La fe no se compone sólo de palabras o sentimientos. La fe se traduce en obras. Nuestra vida cristiana no se reduce a una fe ritual, de prácticas religiosas, sino a una experiencia de caridad y de servicio. Tener fe implica una actitud de constante atención para socorrer las necesidades de los demás. 

Somos servidores 


“Sólo somos pobres siervos y hemos hecho lo que debíamos”, así acaba este evangelio de hoy. Del mismo modo que una madre tiene que cuidar a su hijo, un médico a su paciente o un maestro a sus alumnos, y nadie se sorprende de que lo hagan, incluso con mucho amor y dedicación, un bautizado seguidor de Cristo se caracteriza por el servicio. La actitud de entrega y generosidad es intrínseca del ser cristiano. Por tanto, no pidamos reconocimientos ni palmaditas en la espalda por cumplir nuestro deber. Servir y entregarse a una tarea para obtener reconocimiento y aplausos es una gran inmadurez. El cristiano sabe que es un fiel sirviente y encuentra su alegría cumpliendo lo que debe hacer. 

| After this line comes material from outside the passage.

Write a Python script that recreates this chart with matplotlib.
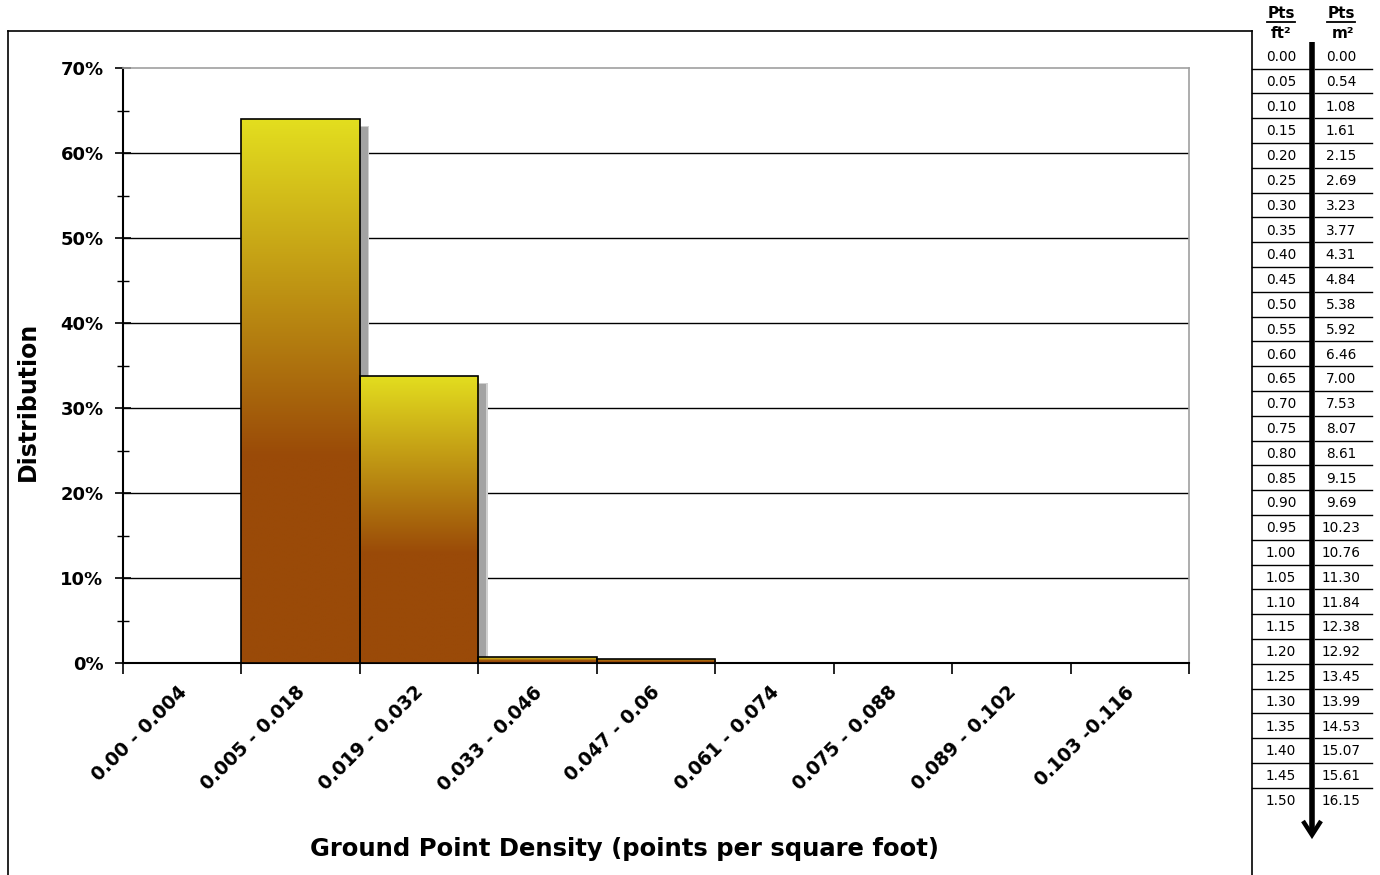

Los sacramentos alimentan nuestra fe 


Las personas que venimos asiduamente a misa y cumplimos con los sacramentos, se supone que ya tenemos una fe muy sólida. No sólo creemos, celebramos nuestra fe. Cada vez que participamos en la eucaristía estamos tomando al mismo Jesús y estamos fortaleciendo nuestra vida interior. El bautizo es la primera inmersión en la vida cristiana. La eucaristía da un paso más: es la celebración de esta fe, compartiéndola con los demás. Cuando se celebra algo, aquello que se comparte nos hace crecer. Si el bautismo y la eucaristía no nos mueven a ir más allá del cumplimiento del precepto, ¿no será que estamos cumpliendo de forma muy rutinaria? Creer en Dios no se reduce a venir a misa; se trata de modelar nuestra vida según Dios y esto afecta a la familia, el trabajo, la economía, nuestra visión del mundo… Toda nuestra existencia queda transformada por una fe viva. No dejemos, nunca, de poner en nuestros labios, y en nuestro corazón, esta plegaria: “Señor, aumenta nuestra fe”.